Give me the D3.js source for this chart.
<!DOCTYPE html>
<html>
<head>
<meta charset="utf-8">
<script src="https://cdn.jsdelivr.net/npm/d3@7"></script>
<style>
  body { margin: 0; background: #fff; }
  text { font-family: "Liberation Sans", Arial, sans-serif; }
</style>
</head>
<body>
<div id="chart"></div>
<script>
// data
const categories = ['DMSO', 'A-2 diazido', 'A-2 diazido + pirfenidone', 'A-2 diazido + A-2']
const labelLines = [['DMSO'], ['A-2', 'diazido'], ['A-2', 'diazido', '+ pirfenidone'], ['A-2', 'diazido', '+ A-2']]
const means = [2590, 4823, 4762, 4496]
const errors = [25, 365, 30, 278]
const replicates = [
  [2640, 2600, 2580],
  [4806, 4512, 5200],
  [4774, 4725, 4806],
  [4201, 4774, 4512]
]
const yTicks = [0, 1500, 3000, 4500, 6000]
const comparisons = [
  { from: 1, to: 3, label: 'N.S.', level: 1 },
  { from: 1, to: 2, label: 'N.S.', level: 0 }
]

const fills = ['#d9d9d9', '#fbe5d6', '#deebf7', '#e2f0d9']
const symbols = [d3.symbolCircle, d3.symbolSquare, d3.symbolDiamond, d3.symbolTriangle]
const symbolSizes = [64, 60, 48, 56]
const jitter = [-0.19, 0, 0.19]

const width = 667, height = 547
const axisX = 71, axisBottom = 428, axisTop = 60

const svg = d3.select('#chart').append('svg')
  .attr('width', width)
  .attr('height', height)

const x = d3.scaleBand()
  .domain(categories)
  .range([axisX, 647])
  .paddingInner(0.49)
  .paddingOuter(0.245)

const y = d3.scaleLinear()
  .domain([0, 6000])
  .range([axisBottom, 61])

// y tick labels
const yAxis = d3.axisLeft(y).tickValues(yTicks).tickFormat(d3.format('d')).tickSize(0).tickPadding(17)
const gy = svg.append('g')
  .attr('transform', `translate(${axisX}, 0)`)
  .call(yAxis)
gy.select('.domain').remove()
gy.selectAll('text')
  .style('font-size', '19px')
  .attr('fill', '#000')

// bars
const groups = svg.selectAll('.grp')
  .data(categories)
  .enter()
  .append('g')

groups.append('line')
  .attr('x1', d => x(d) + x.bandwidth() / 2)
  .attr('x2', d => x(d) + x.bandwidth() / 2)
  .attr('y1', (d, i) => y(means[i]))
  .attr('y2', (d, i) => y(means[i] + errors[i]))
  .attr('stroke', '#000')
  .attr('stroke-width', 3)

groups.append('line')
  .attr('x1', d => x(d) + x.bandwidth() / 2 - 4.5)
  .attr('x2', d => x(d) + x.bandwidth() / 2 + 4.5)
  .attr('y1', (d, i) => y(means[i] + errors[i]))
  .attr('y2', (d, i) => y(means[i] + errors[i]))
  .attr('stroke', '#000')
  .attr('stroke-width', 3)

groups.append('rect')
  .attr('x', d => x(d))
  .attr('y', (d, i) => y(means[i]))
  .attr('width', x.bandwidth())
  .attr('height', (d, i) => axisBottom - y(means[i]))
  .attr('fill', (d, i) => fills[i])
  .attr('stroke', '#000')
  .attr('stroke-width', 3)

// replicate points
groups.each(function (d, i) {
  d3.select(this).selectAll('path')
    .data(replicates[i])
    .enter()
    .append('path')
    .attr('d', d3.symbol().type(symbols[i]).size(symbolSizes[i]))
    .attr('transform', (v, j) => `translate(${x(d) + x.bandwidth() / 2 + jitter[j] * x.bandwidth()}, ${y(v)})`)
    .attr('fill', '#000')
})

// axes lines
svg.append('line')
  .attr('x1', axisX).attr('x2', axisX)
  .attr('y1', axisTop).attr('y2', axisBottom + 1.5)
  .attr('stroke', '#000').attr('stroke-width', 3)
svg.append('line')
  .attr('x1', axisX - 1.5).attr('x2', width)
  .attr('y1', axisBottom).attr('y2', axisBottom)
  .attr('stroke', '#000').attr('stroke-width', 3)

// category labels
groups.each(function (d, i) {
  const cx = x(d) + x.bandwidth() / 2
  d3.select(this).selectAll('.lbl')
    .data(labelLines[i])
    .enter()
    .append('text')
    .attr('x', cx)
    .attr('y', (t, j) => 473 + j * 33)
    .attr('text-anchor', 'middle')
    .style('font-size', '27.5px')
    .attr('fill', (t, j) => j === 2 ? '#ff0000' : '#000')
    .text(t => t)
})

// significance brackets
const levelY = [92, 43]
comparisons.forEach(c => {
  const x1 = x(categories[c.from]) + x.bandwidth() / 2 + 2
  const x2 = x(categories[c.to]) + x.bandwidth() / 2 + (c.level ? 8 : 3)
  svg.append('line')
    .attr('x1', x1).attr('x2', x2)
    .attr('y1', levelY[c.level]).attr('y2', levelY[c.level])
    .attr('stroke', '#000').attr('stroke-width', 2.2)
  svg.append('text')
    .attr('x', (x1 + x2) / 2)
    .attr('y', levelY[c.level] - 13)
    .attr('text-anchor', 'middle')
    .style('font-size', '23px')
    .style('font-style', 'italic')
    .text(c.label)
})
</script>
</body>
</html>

* Goal:
Extract all of the data shown above and repeat it verbatim.

* Complete output:
Give me the D3.js source for this chart.
<!DOCTYPE html>
<html>
<head>
<meta charset="utf-8">
<script src="https://cdn.jsdelivr.net/npm/d3@7"></script>
<style>
  body { margin: 0; background: #fff; }
  text { font-family: "Liberation Sans", Arial, sans-serif; }
</style>
</head>
<body>
<div id="chart"></div>
<script>
// data
const categories = ['DMSO', 'A-2 diazido', 'A-2 diazido + pirfenidone', 'A-2 diazido + A-2']
const labelLines = [['DMSO'], ['A-2', 'diazido'], ['A-2', 'diazido', '+ pirfenidone'], ['A-2', 'diazido', '+ A-2']]
const means = [2590, 4823, 4762, 4496]
const errors = [25, 365, 30, 278]
const replicates = [
  [2640, 2600, 2580],
  [4806, 4512, 5200],
  [4774, 4725, 4806],
  [4201, 4774, 4512]
]
const yTicks = [0, 1500, 3000, 4500, 6000]
const comparisons = [
  { from: 1, to: 3, label: 'N.S.', level: 1 },
  { from: 1, to: 2, label: 'N.S.', level: 0 }
]

const fills = ['#d9d9d9', '#fbe5d6', '#deebf7', '#e2f0d9']
const symbols = [d3.symbolCircle, d3.symbolSquare, d3.symbolDiamond, d3.symbolTriangle]
const symbolSizes = [64, 60, 48, 56]
const jitter = [-0.19, 0, 0.19]

const width = 667, height = 547
const axisX = 71, axisBottom = 428, axisTop = 60

const svg = d3.select('#chart').append('svg')
  .attr('width', width)
  .attr('height', height)

const x = d3.scaleBand()
  .domain(categories)
  .range([axisX, 647])
  .paddingInner(0.49)
  .paddingOuter(0.245)

const y = d3.scaleLinear()
  .domain([0, 6000])
  .range([axisBottom, 61])

// y tick labels
const yAxis = d3.axisLeft(y).tickValues(yTicks).tickFormat(d3.format('d')).tickSize(0).tickPadding(17)
const gy = svg.append('g')
  .attr('transform', `translate(${axisX}, 0)`)
  .call(yAxis)
gy.select('.domain').remove()
gy.selectAll('text')
  .style('font-size', '19px')
  .attr('fill', '#000')

// bars
const groups = svg.selectAll('.grp')
  .data(categories)
  .enter()
  .append('g')

groups.append('line')
  .attr('x1', d => x(d) + x.bandwidth() / 2)
  .attr('x2', d => x(d) + x.bandwidth() / 2)
  .attr('y1', (d, i) => y(means[i]))
  .attr('y2', (d, i) => y(means[i] + errors[i]))
  .attr('stroke', '#000')
  .attr('stroke-width', 3)

groups.append('line')
  .attr('x1', d => x(d) + x.bandwidth() / 2 - 4.5)
  .attr('x2', d => x(d) + x.bandwidth() / 2 + 4.5)
  .attr('y1', (d, i) => y(means[i] + errors[i]))
  .attr('y2', (d, i) => y(means[i] + errors[i]))
  .attr('stroke', '#000')
  .attr('stroke-width', 3)

groups.append('rect')
  .attr('x', d => x(d))
  .attr('y', (d, i) => y(means[i]))
  .attr('width', x.bandwidth())
  .attr('height', (d, i) => axisBottom - y(means[i]))
  .attr('fill', (d, i) => fills[i])
  .attr('stroke', '#000')
  .attr('stroke-width', 3)

// replicate points
groups.each(function (d, i) {
  d3.select(this).selectAll('path')
    .data(replicates[i])
    .enter()
    .append('path')
    .attr('d', d3.symbol().type(symbols[i]).size(symbolSizes[i]))
    .attr('transform', (v, j) => `translate(${x(d) + x.bandwidth() / 2 + jitter[j] * x.bandwidth()}, ${y(v)})`)
    .attr('fill', '#000')
})

// axes lines
svg.append('line')
  .attr('x1', axisX).attr('x2', axisX)
  .attr('y1', axisTop).attr('y2', axisBottom + 1.5)
  .attr('stroke', '#000').attr('stroke-width', 3)
svg.append('line')
  .attr('x1', axisX - 1.5).attr('x2', width)
  .attr('y1', axisBottom).attr('y2', axisBottom)
  .attr('stroke', '#000').attr('stroke-width', 3)

// category labels
groups.each(function (d, i) {
  const cx = x(d) + x.bandwidth() / 2
  d3.select(this).selectAll('.lbl')
    .data(labelLines[i])
    .enter()
    .append('text')
    .attr('x', cx)
    .attr('y', (t, j) => 473 + j * 33)
    .attr('text-anchor', 'middle')
    .style('font-size', '27.5px')
    .attr('fill', (t, j) => j === 2 ? '#ff0000' : '#000')
    .text(t => t)
})

// significance brackets
const levelY = [92, 43]
comparisons.forEach(c => {
  const x1 = x(categories[c.from]) + x.bandwidth() / 2 + 2
  const x2 = x(categories[c.to]) + x.bandwidth() / 2 + (c.level ? 8 : 3)
  svg.append('line')
    .attr('x1', x1).attr('x2', x2)
    .attr('y1', levelY[c.level]).attr('y2', levelY[c.level])
    .attr('stroke', '#000').attr('stroke-width', 2.2)
  svg.append('text')
    .attr('x', (x1 + x2) / 2)
    .attr('y', levelY[c.level] - 13)
    .attr('text-anchor', 'middle')
    .style('font-size', '23px')
    .style('font-style', 'italic')
    .text(c.label)
})
</script>
</body>
</html>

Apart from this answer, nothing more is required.